Aim of the exercise:
Starting at the line that contains "Write the Apache ECharts code for this chart." and stopping after the line that contains "const jcalCImagV = [0.02,0.115,0.16,0.17,0.155,0.13,0.10];", copy the lines exactly. Pictures are left out.

Plotting code records
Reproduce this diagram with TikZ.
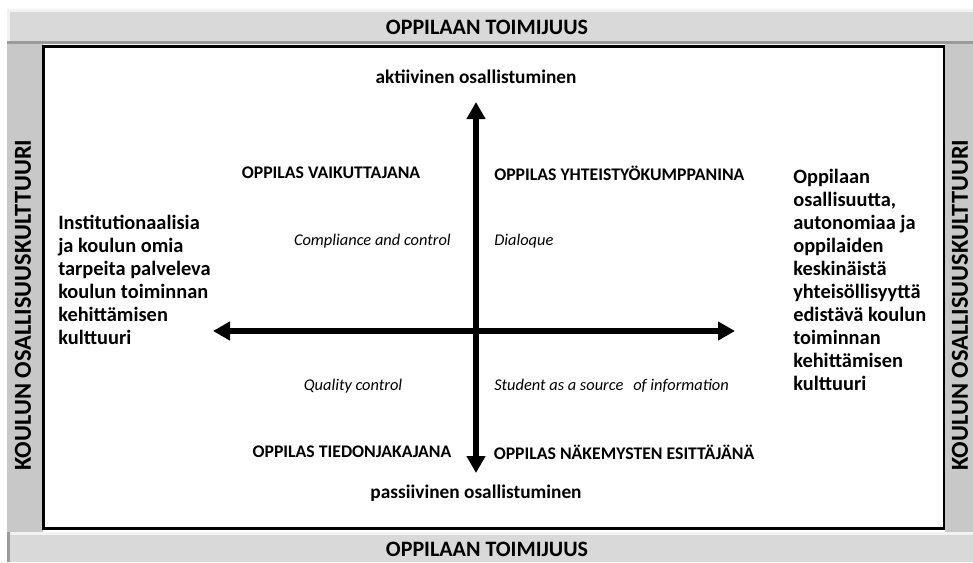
\documentclass[tikz,border=0pt]{standalone}
\usepackage{fontspec}
\setmainfont{Carlito}
\usetikzlibrary{arrows.meta}
\definecolor{barlight}{HTML}{D9D9D9}
\definecolor{barside}{HTML}{C8C8C8}
\definecolor{bevelhi}{HTML}{F2F2F2}
\definecolor{bevelsh}{HTML}{9A9A9A}
\tikzset{
  bartitle/.style={font=\bfseries\fontsize{16.5pt}{19pt}\selectfont, inner sep=0pt},
  sidetitle/.style={font=\bfseries\fontsize{18.3pt}{20pt}\selectfont, inner sep=0pt, rotate=90},
  axislabel/.style={font=\bfseries\fontsize{14.5pt}{17pt}\selectfont, inner sep=0pt},
  quadlabel/.style={font=\bfseries\fontsize{13.3pt}{15pt}\selectfont, inner sep=0pt},
  quadnote/.style={font=\itshape\fontsize{12.3pt}{14pt}\selectfont, inner sep=0pt},
  culture/.style={font=\bfseries\fontsize{15.3pt}{17.3pt}\selectfont, inner sep=0pt, align=left},
  axis/.style={line width=4.8pt, {Triangle[length=12.75pt,width=13.5pt]}-{Triangle[length=12.75pt,width=13.5pt]}}
}
\begin{document}
\begin{tikzpicture}[x=0.75pt,y=-0.75pt]
\useasboundingbox (0,0) rectangle (973,562);
% side bars
\fill[barside] (7,44) rectangle (43,532);
\fill[barside] (945,44) rectangle (973,532);
% top bar with bevel
\fill[barlight] (7,9) rectangle (973,44);
\fill[bevelhi] (7,9) rectangle (973,12);
\fill[bevelhi] (7,9) rectangle (10,44);
\fill[bevelsh] (7,41) rectangle (973,44);
% bottom bar with bevel
\fill[barlight] (7,532) rectangle (973,562);
\fill[bevelhi] (7,532) rectangle (973,535);
\fill[bevelsh] (7,532) rectangle (10,562);
% main field
\draw[line width=2pt, fill=white] (43.5,46.5) rectangle (944,528.5);
% bar titles
\node[bartitle] (toptitle) at (487,27) {OPPILAAN TOIMIJUUS};
\node[bartitle] (bottitle) at (487,549) {OPPILAAN TOIMIJUUS};
\node[sidetitle] (lefttitle) at (23,305) {KOULUN OSALLISUUSKULTTUURI};
\node[sidetitle] (righttitle) at (960,305) {KOULUN OSALLISUUSKULTTUURI};
% axes
\coordinate (atop) at (476,102);
\coordinate (abot) at (476,473);
\coordinate (aleft) at (213,331);
\coordinate (aright) at (735,331);
\draw[axis] (abot) -- (atop);
\draw[axis] (aleft) -- (aright);
% axis ends
\node[axislabel] (active) at (476,77) {aktiivinen osallistuminen};
\node[axislabel] (passive) at (476,493) {passiivinen osallistuminen};
% quadrants
\node[quadlabel] (q1) at (331,173) {OPPILAS VAIKUTTAJANA};
\node[quadlabel, anchor=west] (q2) at (494,173) {OPPILAS YHTEISTYÖKUMPPANINA};
\node[quadnote, anchor=east] (n1) at (451,241) {Compliance and control};
\node[quadnote, anchor=west] (n2) at (494,241) {Dialoque};
\node[quadnote] (n3) at (353,386) {Quality control};
\node[quadnote, anchor=west] (n4) at (494,386) {Student as a source\hspace{0.6em}of information};
\node[quadlabel] (q3) at (352,452) {OPPILAS TIEDONJAKAJANA};
\node[quadlabel] (q4) at (624,452) {OPPILAS NÄKEMYSTEN ESITTÄJÄNÄ};
% cultures
\node[culture, anchor=west] (leftculture) at (58,280) {Institutionaalisia\\ja koulun omia\\tarpeita palveleva\\koulun toiminnan\\kehittämisen\\kulttuuri};
\node[culture, anchor=west] (rightculture) at (793,280) {Oppilaan\\osallisuutta,\\autonomiaa ja\\oppilaiden\\keskinäistä\\yhteisöllisyyttä\\edistävä koulun\\toiminnan\\kehittämisen\\kulttuuri};
\end{tikzpicture}
\end{document}
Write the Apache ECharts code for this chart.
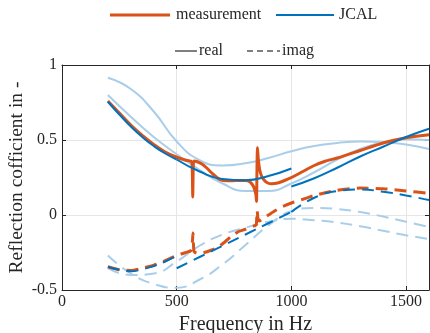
<!DOCTYPE html>
<html><head><meta charset="utf-8">
<script src="https://cdn.jsdelivr.net/npm/echarts@6/dist/echarts.min.js"></script>
<style>html,body{margin:0;padding:0;background:#fff}#c{width:430px;height:333px}</style>
</head><body><div id="c"></div>
<script>
// ---- data ----
const xTicks = [0, 500, 1000, 1500];
const yTicks = [-0.5, 0, 0.5, 1];

// measurement, real part
const measRealF = [200,250,300,350,400,450,500,540,565,568,570,572,575,590,610,630,660,690,720,760,800,820,835,845,848,850,852,856,862,870,880,895,915,940,970,1000,1050,1100,1150,1200,1300,1400,1500,1600];
const measRealV = [0.76,0.68,0.60,0.53,0.47,0.42,0.385,0.365,0.355,0.30,0.12,0.30,0.36,0.355,0.34,0.315,0.27,0.235,0.228,0.23,0.23,0.22,0.19,0.14,0.09,0.30,0.45,0.37,0.30,0.26,0.235,0.215,0.208,0.213,0.23,0.25,0.29,0.33,0.36,0.38,0.43,0.48,0.515,0.535];
// measurement, imaginary part
const measImagF = [200,250,300,350,400,450,500,540,560,566,569,571,573,576,590,620,650,680,710,740,770,800,830,843,847,849,851,854,860,870,885,900,930,960,1000,1050,1100,1200,1300,1400,1500,1600];
const measImagV = [-0.345,-0.365,-0.37,-0.355,-0.335,-0.305,-0.27,-0.25,-0.24,-0.22,-0.17,-0.12,-0.19,-0.245,-0.255,-0.25,-0.235,-0.215,-0.18,-0.14,-0.11,-0.095,-0.075,-0.07,-0.065,-0.02,0.03,-0.02,-0.04,-0.03,-0.015,0.0,0.03,0.055,0.08,0.105,0.13,0.165,0.18,0.175,0.16,0.145];

// JCAL fits (dark), piecewise frequency ranges
const jcalAF = [200,250,300,350,400,450,500];
const jcalARealV = [0.755,0.67,0.59,0.52,0.46,0.41,0.37];
const jcalAImagV = [-0.345,-0.365,-0.375,-0.362,-0.34,-0.31,-0.27];
const jcalBF = [500,600,700,800,900,1000];
const jcalBRealV = [0.37,0.29,0.24,0.232,0.26,0.31];
const jcalBImagV = [-0.355,-0.28,-0.205,-0.13,-0.055,0.02];
const jcalCF = [1000,1100,1200,1300,1400,1500,1600];
const jcalCRealV = [0.19,0.245,0.315,0.39,0.455,0.52,0.575];
const jcalCImagV = [0.02,0.115,0.16,0.17,0.155,0.13,0.10];

// JCAL variants over the full range (light)
const fullF = [200,300,400,500,600,700,800,900,1000,1100,1200,1300,1400,1500,1600];
const light1RealV = [0.915,0.84,0.69,0.49,0.365,0.33,0.345,0.38,0.425,0.46,0.48,0.49,0.485,0.47,0.44];
const light2RealV = [0.80,0.655,0.52,0.405,0.30,0.21,0.16,0.16,0.21,0.285,0.37,0.44,0.485,0.505,0.50];
const light1ImagV = [-0.27,-0.39,-0.46,-0.485,-0.43,-0.33,-0.20,-0.07,0.025,0.047,0.04,0.02,-0.01,-0.045,-0.08];
const light2ImagV = [-0.355,-0.40,-0.39,-0.31,-0.205,-0.13,-0.085,-0.045,-0.025,-0.035,-0.05,-0.075,-0.105,-0.135,-0.16];

// legend entries
const legendRow1 = ['measurement', 'JCAL'];
const legendRow2 = ['real', 'imag'];

// ---- chart ----
const pairs = (f, v) => f.map((x, i) => [x, v[i]]);
const ORANGE = '#D95319', BLUE = '#0072BD', LIGHT = '#A9CEEA', TXT = '#262626';
const FONT = 'Liberation Serif';
const DASH = [12, 7];

function line(name, f, v, color, width, dashed, z, smooth) {
  return {
    name, type: 'line', data: pairs(f, v), showSymbol: false, symbol: 'none',
    smooth: smooth, z: z, silent: true,
    lineStyle: { color, width, type: dashed ? DASH : 'solid', cap: 'butt' },
    itemStyle: { color }
  };
}

const series = [
  line('l1r', fullF, light1RealV, LIGHT, 2, false, 1, 0.5),
  line('l2r', fullF, light2RealV, LIGHT, 2, false, 1, 0.5),
  line('l1i', fullF, light1ImagV, LIGHT, 2, true, 1, 0.5),
  line('l2i', fullF, light2ImagV, LIGHT, 2, true, 1, 0.5),
  line('measurement', measRealF, measRealV, ORANGE, 3, false, 2, 0.2),
  line('measImag', measImagF, measImagV, ORANGE, 3, true, 2, 0.2),
  line('JCAL', jcalAF, jcalARealV, BLUE, 2, false, 3, 0.5),
  line('jb', jcalBF, jcalBRealV, BLUE, 2, false, 3, 0.5),
  line('jc', jcalCF, jcalCRealV, BLUE, 2, false, 3, 0.5),
  line('jai', jcalAF, jcalAImagV, BLUE, 2, true, 3, 0.5),
  line('jbi', jcalBF, jcalBImagV, BLUE, 2, true, 3, 0.5),
  line('jci', jcalCF, jcalCImagV, BLUE, 2, true, 3, 0.5)
];

// legend drawn as graphic (two rows, MATLAB style)
const LEG_FS = 16;
function legLine(x1, x2, y, color, width, dash) {
  return { type: 'line', shape: { x1, y1: y, x2, y2: y },
    style: { stroke: color, lineWidth: width, lineDash: dash || null }, silent: true };
}
function legText(x, y, t) {
  return { type: 'text', x, y, silent: true,
    style: { text: t, fontFamily: FONT, fontSize: LEG_FS, fill: TXT, textVerticalAlign: 'middle', verticalAlign: 'middle' } };
}
const graphic = [
  legLine(110, 170, 15, ORANGE, 3), legText(176, 15, legendRow1[0]),
  legLine(276, 334, 15, BLUE, 2), legText(339, 15, legendRow1[1]),
  legLine(175, 197, 51, '#000', 1), legText(199, 51, legendRow2[0]),
  legLine(247, 280, 51, '#000', 1, [6, 4]), legText(282, 51, legendRow2[1])
];

const gridLine = { show: true, lineStyle: { color: '#E6E6E6', width: 1 } };
const axisBase = {
  axisLine: { show: true, onZero: false, lineStyle: { color: TXT, width: 1 } },
  axisTick: { show: true, inside: true, length: 4, lineStyle: { color: TXT } }
};

const option = {
  animation: false,
  backgroundColor: '#fff',
  grid: { left: 62, right: 1, top: 65, bottom: 43, containLabel: false, outerBoundsMode: 'none' },
  graphic: graphic,
  xAxis: [
    Object.assign({}, axisBase, {
      type: 'value', min: xTicks[0], max: 1600, interval: xTicks[1] - xTicks[0],
      name: 'Frequency in Hz', nameLocation: 'middle', nameGap: 22,
      nameTextStyle: { fontFamily: FONT, fontSize: 20, color: TXT },
      axisLabel: { fontFamily: FONT, fontSize: 16, color: TXT, margin: 4, showMaxLabel: false,
        formatter: v => xTicks.includes(v) ? String(v) : '' },
      splitLine: gridLine
    }),
    Object.assign({}, axisBase, {
      type: 'value', position: 'top', min: xTicks[0], max: 1600, interval: xTicks[1] - xTicks[0],
      axisLabel: { show: false }, splitLine: { show: false }
    })
  ],
  yAxis: [
    Object.assign({}, axisBase, {
      type: 'value', min: yTicks[0], max: yTicks[yTicks.length - 1], interval: 0.5,
      name: 'Reflection cofficient in -', nameLocation: 'middle', nameGap: 35, nameRotate: 90,
      nameMoveOverlap: false,
      nameTextStyle: { fontFamily: FONT, fontSize: 19.5, color: TXT },
      axisLabel: { fontFamily: FONT, fontSize: 16, color: TXT, margin: 5,
        formatter: v => String(v) },
      splitLine: gridLine
    }),
    Object.assign({}, axisBase, {
      type: 'value', position: 'right', min: yTicks[0], max: yTicks[yTicks.length - 1], interval: 0.5,
      axisLabel: { show: false }, splitLine: { show: false }
    })
  ],
  series: series
};

const chart = echarts.init(document.getElementById('c'), null, { renderer: 'canvas' });
chart.setOption(option);
</script></body></html>
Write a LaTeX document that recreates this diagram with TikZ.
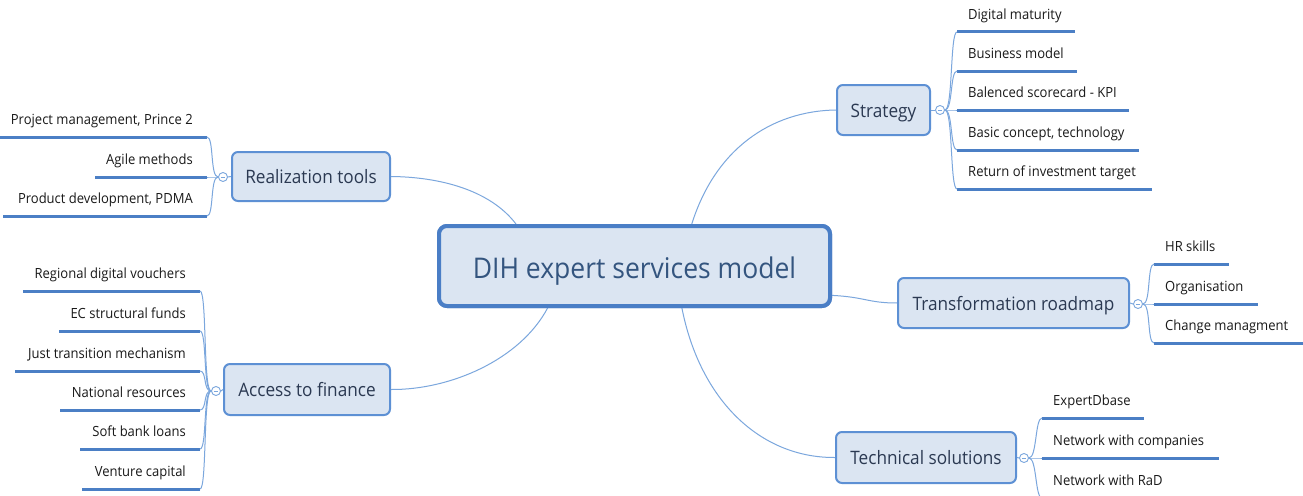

Answer below:
Write the Apache ECharts code for this chart.
<!DOCTYPE html>
<html><head><meta charset="utf-8">
<script src="https://cdn.jsdelivr.net/npm/echarts@6/dist/echarts.min.js"></script>
<style>html,body{margin:0;padding:0;background:#fff}#c{width:430px;height:333px}</style>
</head><body><div id="c"></div>
<script>
// ---- data ----
const xTicks = [0, 500, 1000, 1500];
const yTicks = [-0.5, 0, 0.5, 1];

// measurement, real part
const measRealF = [200,250,300,350,400,450,500,540,565,568,570,572,575,590,610,630,660,690,720,760,800,820,835,845,848,850,852,856,862,870,880,895,915,940,970,1000,1050,1100,1150,1200,1300,1400,1500,1600];
const measRealV = [0.76,0.68,0.60,0.53,0.47,0.42,0.385,0.365,0.355,0.30,0.12,0.30,0.36,0.355,0.34,0.315,0.27,0.235,0.228,0.23,0.23,0.22,0.19,0.14,0.09,0.30,0.45,0.37,0.30,0.26,0.235,0.215,0.208,0.213,0.23,0.25,0.29,0.33,0.36,0.38,0.43,0.48,0.515,0.535];
// measurement, imaginary part
const measImagF = [200,250,300,350,400,450,500,540,560,566,569,571,573,576,590,620,650,680,710,740,770,800,830,843,847,849,851,854,860,870,885,900,930,960,1000,1050,1100,1200,1300,1400,1500,1600];
const measImagV = [-0.345,-0.365,-0.37,-0.355,-0.335,-0.305,-0.27,-0.25,-0.24,-0.22,-0.17,-0.12,-0.19,-0.245,-0.255,-0.25,-0.235,-0.215,-0.18,-0.14,-0.11,-0.095,-0.075,-0.07,-0.065,-0.02,0.03,-0.02,-0.04,-0.03,-0.015,0.0,0.03,0.055,0.08,0.105,0.13,0.165,0.18,0.175,0.16,0.145];

// JCAL fits (dark), piecewise frequency ranges
const jcalAF = [200,250,300,350,400,450,500];
const jcalARealV = [0.755,0.67,0.59,0.52,0.46,0.41,0.37];
const jcalAImagV = [-0.345,-0.365,-0.375,-0.362,-0.34,-0.31,-0.27];
const jcalBF = [500,600,700,800,900,1000];
const jcalBRealV = [0.37,0.29,0.24,0.232,0.26,0.31];
const jcalBImagV = [-0.355,-0.28,-0.205,-0.13,-0.055,0.02];
const jcalCF = [1000,1100,1200,1300,1400,1500,1600];
const jcalCRealV = [0.19,0.245,0.315,0.39,0.455,0.52,0.575];
const jcalCImagV = [0.02,0.115,0.16,0.17,0.155,0.13,0.10];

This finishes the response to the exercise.